During the following years, as a result of the ethnic cleansing policy, the considerable Azerbaijani community of the Nagorno-Karabakh enclave was expelled from their ancestral homes. Besides, Nagorno-Karabakh enclave, the seven adjacent districts of Azerbaijan were also occupied by Armenia even though there were no Armenian populations in these regions, and Azerbaijanis purely populated them.

Moreover, one ethnicity's predomination in one specific region does not give the right to that ethnicity or the foreign state supporting that ethnicity to conduct the ethnic cleansing in that area, which is a clear violation of international law, including the core principles of the U.N. Charter.

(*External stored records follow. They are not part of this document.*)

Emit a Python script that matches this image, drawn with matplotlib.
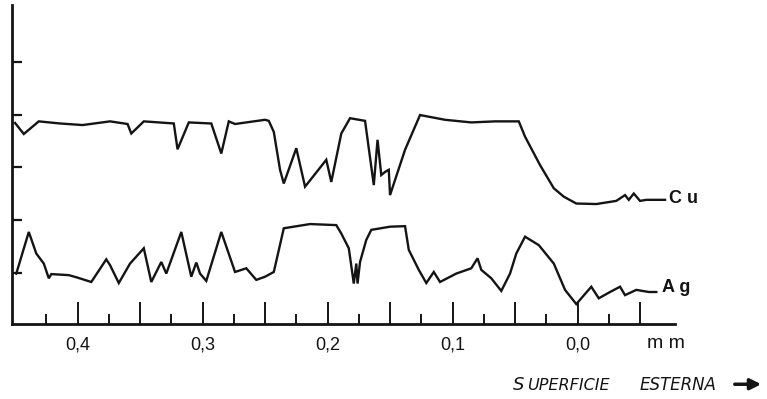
import matplotlib
matplotlib.use("Agg")
import matplotlib.pyplot as plt

plt.rcParams['font.family'] = ['Liberation Sans', 'DejaVu Sans']

# depth from the outer surface (mm) and relative intensity
cu_x = [0.450, 0.443, 0.431, 0.414, 0.396, 0.374, 0.360, 0.357, 0.350, 0.347,
        0.323, 0.320, 0.311, 0.293, 0.285, 0.279, 0.274, 0.250, 0.247, 0.243,
        0.238, 0.235, 0.225, 0.218, 0.201, 0.197, 0.189, 0.182, 0.170, 0.163,
        0.160, 0.157, 0.154, 0.151, 0.150, 0.138, 0.126, 0.106, 0.085, 0.066,
        0.047, 0.042, 0.030, 0.019, 0.011, 0.001, -0.015, -0.031, -0.038, -0.041,
        -0.045, -0.050, -0.055, -0.070]
cu_y = [3.84, 3.63, 3.87, 3.83, 3.80, 3.87, 3.82, 3.64, 3.80, 3.87,
        3.83, 3.34, 3.85, 3.83, 3.26, 3.87, 3.82, 3.90, 3.88, 3.67,
        2.95, 2.69, 3.36, 2.63, 3.14, 2.72, 3.64, 3.93, 3.88, 2.66,
        3.52, 2.85, 2.91, 2.95, 2.47, 3.33, 3.99, 3.90, 3.85, 3.87,
        3.87, 3.58, 3.04, 2.60, 2.44, 2.31, 2.30, 2.36, 2.47, 2.38,
        2.50, 2.36, 2.38, 2.38]

ag_x = [0.449, 0.439, 0.433, 0.427, 0.423, 0.421, 0.407, 0.401, 0.389, 0.377,
        0.374, 0.367, 0.358, 0.347, 0.341, 0.333, 0.329, 0.317, 0.309, 0.305,
        0.302, 0.297, 0.285, 0.274, 0.265, 0.257, 0.250, 0.243, 0.235, 0.214,
        0.193, 0.189, 0.183, 0.179, 0.177, 0.176, 0.174, 0.169, 0.165, 0.150,
        0.138, 0.135, 0.127, 0.121, 0.115, 0.110, 0.097, 0.085, 0.080, 0.077,
        0.069, 0.061, 0.054, 0.049, 0.042, 0.031, 0.019, 0.010, 0.001, -0.011,
        -0.017, -0.026, -0.034, -0.038, -0.047, -0.057, -0.063]
ag_y = [0.98, 1.77, 1.36, 1.17, 0.89, 0.97, 0.95, 0.91, 0.82, 1.25,
        1.14, 0.80, 1.17, 1.46, 0.82, 1.20, 0.98, 1.77, 0.92, 1.19,
        0.98, 0.84, 1.77, 1.01, 1.08, 0.86, 0.92, 1.01, 1.84, 1.92,
        1.90, 1.74, 1.46, 0.79, 1.17, 0.79, 1.20, 1.62, 1.81, 1.87,
        1.88, 1.43, 1.05, 0.80, 1.01, 0.82, 0.98, 1.08, 1.27, 1.05,
        0.89, 0.65, 0.98, 1.36, 1.68, 1.52, 1.17, 0.67, 0.40, 0.73,
        0.51, 0.63, 0.73, 0.57, 0.67, 0.63, 0.63]

major_ticks = [0.40, 0.35, 0.30, 0.25, 0.20, 0.15, 0.10, 0.05, 0.00, -0.05]
major_labels = ['0,4', '', '0,3', '', '0,2', '', '0,1', '', '0,0', '']
minor_ticks = [0.425, 0.375, 0.325, 0.275, 0.225, 0.175, 0.125, 0.075, 0.025, -0.025]
y_ticks = [1, 2, 3, 4, 5]

fig = plt.figure(figsize=(7.67, 3.99), dpi=100)
ax = fig.add_axes([0.0157, 0.189, 0.8644, 0.7985])

ink = '#141414'
ax.plot(cu_x, cu_y, color=ink, lw=1.7, solid_joinstyle='miter')
ax.plot(ag_x, ag_y, color=ink, lw=1.7, solid_joinstyle='miter')

ax.set_xlim(0.4524, -0.078)
ax.set_ylim(0.03, 6.08)

for s in ['top', 'right']:
    ax.spines[s].set_visible(False)
for s in ['left', 'bottom']:
    ax.spines[s].set_linewidth(2.0)
    ax.spines[s].set_color(ink)

ax.set_xticks(major_ticks)
ax.set_xticklabels(major_labels)
ax.set_xticks(minor_ticks, minor=True)
ax.tick_params(axis='x', which='major', direction='in', length=16, width=1.4,
               pad=9, labelsize=13, colors=ink)
ax.tick_params(axis='x', which='minor', direction='in', length=7, width=1.4,
               colors=ink)
ax.set_yticks(y_ticks)
ax.set_yticklabels([])
ax.tick_params(axis='y', direction='in', length=7, width=1.6, colors=ink)

# curve names
ax.text(-0.0735, 2.41, 'C u', fontsize=13, ha='left', va='center', color=ink,
        fontweight='bold', clip_on=False)
ax.text(-0.0675, 0.72, 'A g', fontsize=13, ha='left', va='center', color=ink,
        fontweight='bold', clip_on=False)

fig.text(0.868, 0.138, 'm m', fontsize=14, ha='center', va='center', color=ink)

fig.text(513 / 767, 0.035, 'S', fontsize=13, ha='left', va='center',
         color=ink, style='italic', family='DejaVu Sans')
fig.text(527 / 767, 0.035, 'UPERFICIE', fontsize=11.5, ha='left',
         va='center', color=ink, style='italic', family='DejaVu Sans')
fig.text(640 / 767, 0.035, 'ESTERNA', fontsize=12, ha='left',
         va='center', color=ink, style='italic', family='DejaVu Sans')
ax.annotate('', xy=(764 / 767, 0.037), xytext=(732 / 767, 0.037),
            xycoords='figure fraction', textcoords='figure fraction',
            arrowprops=dict(arrowstyle='-|>', lw=2.5, color=ink,
                            mutation_scale=16))

fig.savefig('out.png', dpi=100, facecolor='white')
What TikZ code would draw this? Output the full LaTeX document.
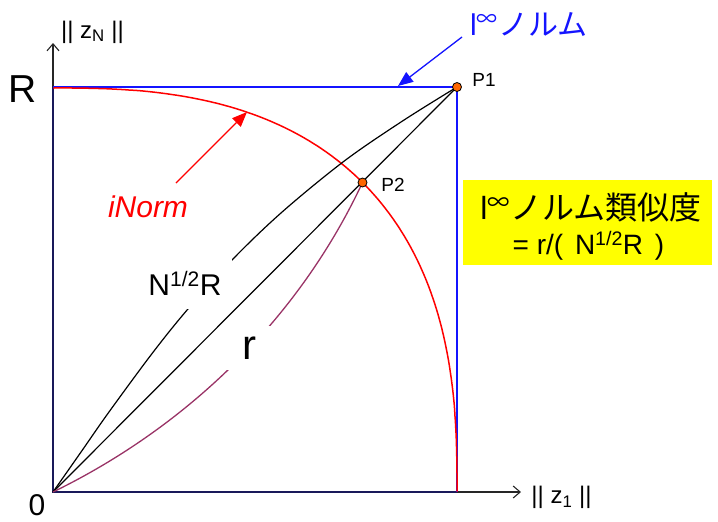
\documentclass[tikz,border=0pt]{standalone}
\usepackage{fontspec}
\setmainfont{Liberation Sans}
\newfontfamily\jp{Noto Sans CJK JP}
\usetikzlibrary{arrows.meta}
\definecolor{lblue}{RGB}{20,20,255}
\definecolor{lred}{RGB}{255,0,0}
\definecolor{lpurple}{RGB}{153,51,102}
\definecolor{lorange}{RGB}{255,102,0}
\definecolor{lnavy}{RGB}{25,25,90}
\definecolor{lyellow}{RGB}{255,255,0}
\newcommand{\fs}[1]{\fontsize{#1}{#1}\selectfont}
\tikzset{
  axisline/.style={line width=1.1pt, draw=black!85, -{Straight Barb[length=7pt,width=12pt,line width=1.1pt]}},
  bluel/.style={line width=1.8pt, draw=lblue},
  redl/.style={line width=1.5pt, draw=lred},
  blackl/.style={line width=1.2pt, draw=black},
  purpl/.style={line width=1.3pt, draw=lpurple},
  callout/.style={line width=1.3pt, -{Triangle[length=15pt,width=12pt]}},
  ptdot/.style={circle, fill=lorange, draw=black, line width=0.8pt, minimum size=9pt, inner sep=0pt},
  mask/.style={fill=white, inner sep=0pt},
  lbl/.style={inner sep=0pt, text=black}
}
\begin{document}
\begin{tikzpicture}[x=1pt,y=-1pt]
\useasboundingbox (0,0) rectangle (718,522);

\coordinate (O) at (53,492);
\coordinate (P1c) at (457,87);
\coordinate (P2c) at (362.5,182.5);
\coordinate (Rtop) at (53,87);
\coordinate (Xend) at (457,492);
\coordinate (Ytip) at (53,43);
\coordinate (Xtip) at (521,492);

% axes
\draw[axisline] (O) -- (Ytip);
\draw[axisline] (O) -- (Xtip);
\draw[line width=1.1pt, draw=lnavy] (Rtop) -- (O) -- (Xend);

% l-infinity square
\draw[bluel] (Rtop) -- (P1c) -- (Xend);

% iNorm curve
\draw[redl] plot[domain=0:90, samples=181, variable=\x]
  ({53+404*pow(max(cos(\x),0.0001),0.76923)}, {492-404*pow(max(sin(\x),0.0001),0.76923)});

% straight diagonal
\draw[blackl] (O) -- (P1c);
% N^{1/2}R curve
\draw[blackl] plot[smooth, tension=0.55] coordinates {(53,492) (82.7,449.6) (108.9,412.1) (152.7,352.7) (188.1,308.8) (232.3,259.7) (282.1,212) (344.3,161) (403,120.7) (457,87)};
% r curve
\draw[purpl] (O) .. controls (187.8,426.3) and (299,318.4) .. (P2c);

% labels breaking the curves
\node[mask, lbl, minimum width=93pt, minimum height=52pt] (nlabel) at (185,283) {\fs{30}N\textsuperscript{1/2}R};
\node[mask, lbl, minimum width=46pt, minimum height=44pt] (rlabel) at (249,348) {\fs{42}r};

% points
\node[ptdot] (P1) at (P1c) {};
\node[ptdot] (P2) at (P2c) {};
\node[lbl] (P1t) at (484,80) {\fs{19}P1};
\node[lbl] (P2t) at (393,185) {\fs{19}P2};

% callouts
\coordinate (bstart) at (462,37);
\coordinate (bend) at (398,86);
\draw[callout, draw=lblue, fill=lblue] (bstart) -- (bend);
\node[lbl, text=lblue] (linf) at (529,25) {\fs{30}l\textsuperscript{\jp ∞}\jp ノルム};

\coordinate (rstart) at (176,183);
\coordinate (rend) at (247,112);
\draw[callout, draw=lred, fill=lred] (rstart) -- (rend);
\node[lbl, text=lred] (inorm) at (148,207) {\fs{30}\itshape iNorm};

% axis labels
\node[lbl] (Rl) at (22.5,89) {\fs{39}R};
\node[lbl] (Zl) at (37,505) {\fs{30}0};
\node[lbl] (zN) at (92.5,32) {\fs{24}|| z\textsubscript{N} ||};
\node[lbl] (z1) at (561.5,497.5) {\fs{24}|| z\textsubscript{1} ||};

% yellow box
\node[fill=lyellow, minimum width=249pt, minimum height=85pt, inner sep=0pt] (ybox) at (587.5,222.5) {};
\node[lbl] (y1) at (591,207) {\fs{32}l\textsuperscript{\jp ∞}\jp ノルム類似度};
\node[lbl] (y2) at (588.5,246) {\fs{28}= r/(\hspace{4pt} N\textsuperscript{1/2}R\hspace{4pt} )};
\end{tikzpicture}
\end{document}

Moreover, it is regrettable to read some media pieces depicting the conflict between Armenia and Azerbaijan sparked by religious reasons, as a confrontation between Christianity and Islam.

As it is well-known, Azerbaijan, for centuries, was and is a multicultural land. Christian communities have always admired Azerbaijan as a unique example of tolerance. Similarly, other religious groups also enjoy total freedom in Azerbaijan.

Multiculturalism in Azerbaijan is a way of life, as President Ilham Aliyev stated, which is also highly acknowledged and appreciated by the international community.

In 2016 Pope Francis praised Azerbaijan as a religious tolerance model for a world divided by violent extremism. And again, had religion been at the base of this conflict, strategic partnership relations would not have been established between Azerbaijan and Georgia, another Christian state in the Caucasus.”